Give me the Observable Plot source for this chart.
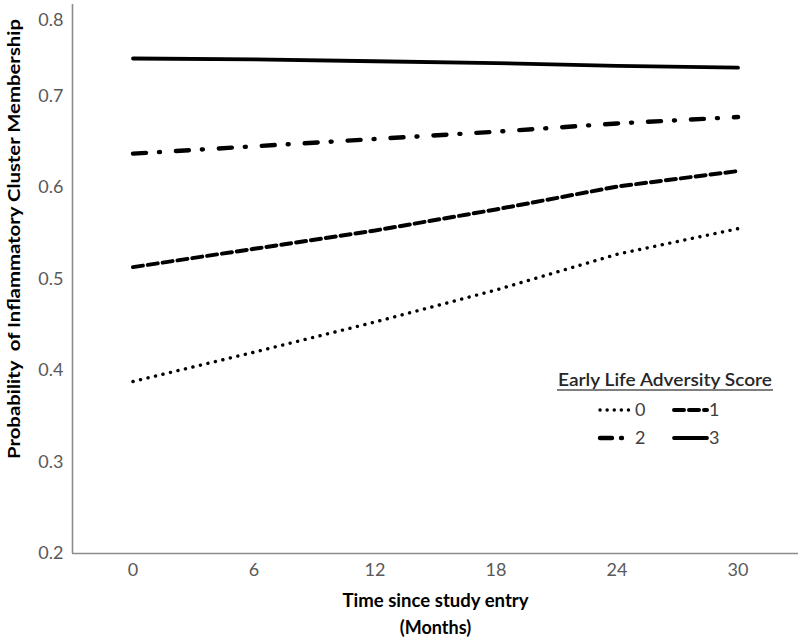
<!DOCTYPE html>
<html>
<head>
<meta charset="utf-8">
<script src="https://cdn.jsdelivr.net/npm/d3@7"></script>
<script src="https://cdn.jsdelivr.net/npm/@observablehq/plot@0.6"></script>
<style>
  html, body { margin: 0; padding: 0; background: #fff; }
  #wrap { position: relative; width: 800px; height: 641px; font-family: Lato, sans-serif; }
  #legend { position: absolute; left: 0; top: 0; pointer-events: none; }
</style>
</head>
<body>
<div id="wrap"></div>
<script>
// Data
const months = [0, 6, 12, 18, 24, 30];
const scores = ["0", "1", "2", "3"];
const score0 = [0.388, 0.420, 0.453, 0.488, 0.527, 0.555];
const score1 = [0.513, 0.533, 0.553, 0.576, 0.601, 0.618];
const score2 = [0.637, 0.645, 0.653, 0.661, 0.670, 0.677];
const score3 = [0.741, 0.740, 0.738, 0.736, 0.733, 0.731];
const yTicks = [0.2, 0.3, 0.4, 0.5, 0.6, 0.7, 0.8];
const xDomain = [-3, 33];
const yDomain = [0.2, 0.8];

const seriesValues = [score0, score1, score2, score3];
const styles = {
  "0": {dash: "0.1,7.6", width: 3.4, cap: "round"},
  "1": {dash: "10,5", width: 4, cap: "round"},
  "2": {dash: "13,13,1,16", width: 4.4, cap: "round"},
  "3": {dash: null, width: 3.8, cap: "round"}
};
const legendDash = {"0": "0.1,7", "1": "10,5", "2": "12,9,1,30", "3": null};

const rows = [];
scores.forEach((s, i) => months.forEach((m, j) => rows.push({score: s, month: m, p: seriesValues[i][j]})));

const lineMarks = scores.map(s => Plot.line(rows.filter(d => d.score === s), {
  x: "month", y: "p", stroke: "#000", strokeWidth: styles[s].width,
  strokeDasharray: styles[s].dash, strokeLinecap: styles[s].cap, curve: "linear"
}));

const yTitle = "Probability  of Inflammatory Cluster Membership";
const chart = Plot.plot({
  width: 800, height: 641,
  marginLeft: 72, marginRight: 2, marginTop: 4, marginBottom: 88,
  style: {fontFamily: "Lato, sans-serif", fontSize: "18px", background: "#fff"},
  x: {domain: xDomain, ticks: months},
  y: {domain: yDomain, ticks: yTicks},
  marks: [
    Plot.axisX({ticks: months, tickSize: 0, tickPadding: 10, fontSize: 18, fill: "#595959", label: null, tickFormat: d => String(d)}),
    Plot.axisY({ticks: yTicks, tickSize: 0, tickPadding: 9, fontSize: 18, fill: "#595959", label: null, tickFormat: d3.format(".1f")}),
    Plot.ruleY([yDomain[0]], {stroke: "#8c8c8c", strokeWidth: 1.6}),
    Plot.ruleX([xDomain[0]], {stroke: "#8c8c8c", strokeWidth: 1.6}),
    ...lineMarks,
    Plot.text([yTitle], {frameAnchor: "left", textAnchor: "middle", rotate: -90, dx: -58, dy: -40, fontSize: 17, fontWeight: "bold", fill: "#000"}),
    Plot.text(["Time since study entry"], {frameAnchor: "bottom", dy: 53, fontSize: 18, fontWeight: "bold", fill: "#000"}),
    Plot.text(["(Months)"], {frameAnchor: "bottom", dy: 80, fontSize: 18, fontWeight: "bold", fill: "#000"})
  ]
});
document.getElementById("wrap").appendChild(chart);

// fit text widths to the reference
d3.select(chart).selectAll("text").each(function() {
  const t = d3.select(this);
  if (t.text() === yTitle) t.attr("textLength", 440).attr("lengthAdjust", "spacingAndGlyphs");
  if (t.text() === "Time since study entry") t.attr("textLength", 186).attr("lengthAdjust", "spacingAndGlyphs");
  if (t.text() === "0.8") t.attr("dy", "0.9em");
});

// Legend overlay
const lg = d3.select("#wrap").append("svg").attr("id", "legend").attr("width", 800).attr("height", 641);
lg.append("text").attr("x", 665).attr("y", 386).attr("text-anchor", "middle")
  .attr("font-family", "Lato, sans-serif").attr("font-size", 18).attr("font-weight", 600)
  .attr("fill", "#262626").attr("textLength", 214).attr("lengthAdjust", "spacingAndGlyphs")
  .text("Early  Life Adversity  Score");
lg.append("line").attr("x1", 557).attr("x2", 773).attr("y1", 390).attr("y2", 390).attr("stroke", "#555").attr("stroke-width", 1.5);
const legendItems = [
  {s: "0", x: 599, y: 410}, {s: "1", x: 673, y: 410},
  {s: "2", x: 599, y: 438}, {s: "3", x: 673, y: 438}
];
legendItems.forEach(it => {
  const st = styles[it.s];
  lg.append("line").attr("x1", it.x + 1).attr("x2", it.x + 34).attr("y1", it.y).attr("y2", it.y)
    .attr("stroke", "#000").attr("stroke-width", st.width)
    .attr("stroke-dasharray", legendDash[it.s])
    .attr("stroke-linecap", st.cap);
  lg.append("text").attr("x", it.x + 36).attr("y", it.y + 6).attr("font-family", "Lato, sans-serif")
    .attr("font-size", 18).attr("fill", "#404040").text(it.s);
});
</script>
</body>
</html>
----------------
== Task details ==
Transcribe the full listing character for character. Pictures are excluded.

== Problem solution ==
Give me the Observable Plot source for this chart.
<!DOCTYPE html>
<html>
<head>
<meta charset="utf-8">
<script src="https://cdn.jsdelivr.net/npm/d3@7"></script>
<script src="https://cdn.jsdelivr.net/npm/@observablehq/plot@0.6"></script>
<style>
  html, body { margin: 0; padding: 0; background: #fff; }
  #wrap { position: relative; width: 800px; height: 641px; font-family: Lato, sans-serif; }
  #legend { position: absolute; left: 0; top: 0; pointer-events: none; }
</style>
</head>
<body>
<div id="wrap"></div>
<script>
// Data
const months = [0, 6, 12, 18, 24, 30];
const scores = ["0", "1", "2", "3"];
const score0 = [0.388, 0.420, 0.453, 0.488, 0.527, 0.555];
const score1 = [0.513, 0.533, 0.553, 0.576, 0.601, 0.618];
const score2 = [0.637, 0.645, 0.653, 0.661, 0.670, 0.677];
const score3 = [0.741, 0.740, 0.738, 0.736, 0.733, 0.731];
const yTicks = [0.2, 0.3, 0.4, 0.5, 0.6, 0.7, 0.8];
const xDomain = [-3, 33];
const yDomain = [0.2, 0.8];

const seriesValues = [score0, score1, score2, score3];
const styles = {
  "0": {dash: "0.1,7.6", width: 3.4, cap: "round"},
  "1": {dash: "10,5", width: 4, cap: "round"},
  "2": {dash: "13,13,1,16", width: 4.4, cap: "round"},
  "3": {dash: null, width: 3.8, cap: "round"}
};
const legendDash = {"0": "0.1,7", "1": "10,5", "2": "12,9,1,30", "3": null};

const rows = [];
scores.forEach((s, i) => months.forEach((m, j) => rows.push({score: s, month: m, p: seriesValues[i][j]})));

const lineMarks = scores.map(s => Plot.line(rows.filter(d => d.score === s), {
  x: "month", y: "p", stroke: "#000", strokeWidth: styles[s].width,
  strokeDasharray: styles[s].dash, strokeLinecap: styles[s].cap, curve: "linear"
}));

const yTitle = "Probability  of Inflammatory Cluster Membership";
const chart = Plot.plot({
  width: 800, height: 641,
  marginLeft: 72, marginRight: 2, marginTop: 4, marginBottom: 88,
  style: {fontFamily: "Lato, sans-serif", fontSize: "18px", background: "#fff"},
  x: {domain: xDomain, ticks: months},
  y: {domain: yDomain, ticks: yTicks},
  marks: [
    Plot.axisX({ticks: months, tickSize: 0, tickPadding: 10, fontSize: 18, fill: "#595959", label: null, tickFormat: d => String(d)}),
    Plot.axisY({ticks: yTicks, tickSize: 0, tickPadding: 9, fontSize: 18, fill: "#595959", label: null, tickFormat: d3.format(".1f")}),
    Plot.ruleY([yDomain[0]], {stroke: "#8c8c8c", strokeWidth: 1.6}),
    Plot.ruleX([xDomain[0]], {stroke: "#8c8c8c", strokeWidth: 1.6}),
    ...lineMarks,
    Plot.text([yTitle], {frameAnchor: "left", textAnchor: "middle", rotate: -90, dx: -58, dy: -40, fontSize: 17, fontWeight: "bold", fill: "#000"}),
    Plot.text(["Time since study entry"], {frameAnchor: "bottom", dy: 53, fontSize: 18, fontWeight: "bold", fill: "#000"}),
    Plot.text(["(Months)"], {frameAnchor: "bottom", dy: 80, fontSize: 18, fontWeight: "bold", fill: "#000"})
  ]
});
document.getElementById("wrap").appendChild(chart);

// fit text widths to the reference
d3.select(chart).selectAll("text").each(function() {
  const t = d3.select(this);
  if (t.text() === yTitle) t.attr("textLength", 440).attr("lengthAdjust", "spacingAndGlyphs");
  if (t.text() === "Time since study entry") t.attr("textLength", 186).attr("lengthAdjust", "spacingAndGlyphs");
  if (t.text() === "0.8") t.attr("dy", "0.9em");
});

// Legend overlay
const lg = d3.select("#wrap").append("svg").attr("id", "legend").attr("width", 800).attr("height", 641);
lg.append("text").attr("x", 665).attr("y", 386).attr("text-anchor", "middle")
  .attr("font-family", "Lato, sans-serif").attr("font-size", 18).attr("font-weight", 600)
  .attr("fill", "#262626").attr("textLength", 214).attr("lengthAdjust", "spacingAndGlyphs")
  .text("Early  Life Adversity  Score");
lg.append("line").attr("x1", 557).attr("x2", 773).attr("y1", 390).attr("y2", 390).attr("stroke", "#555").attr("stroke-width", 1.5);
const legendItems = [
  {s: "0", x: 599, y: 410}, {s: "1", x: 673, y: 410},
  {s: "2", x: 599, y: 438}, {s: "3", x: 673, y: 438}
];
legendItems.forEach(it => {
  const st = styles[it.s];
  lg.append("line").attr("x1", it.x + 1).attr("x2", it.x + 34).attr("y1", it.y).attr("y2", it.y)
    .attr("stroke", "#000").attr("stroke-width", st.width)
    .attr("stroke-dasharray", legendDash[it.s])
    .attr("stroke-linecap", st.cap);
  lg.append("text").attr("x", it.x + 36).attr("y", it.y + 6).attr("font-family", "Lato, sans-serif")
    .attr("font-size", 18).attr("fill", "#404040").text(it.s);
});
</script>
</body>
</html>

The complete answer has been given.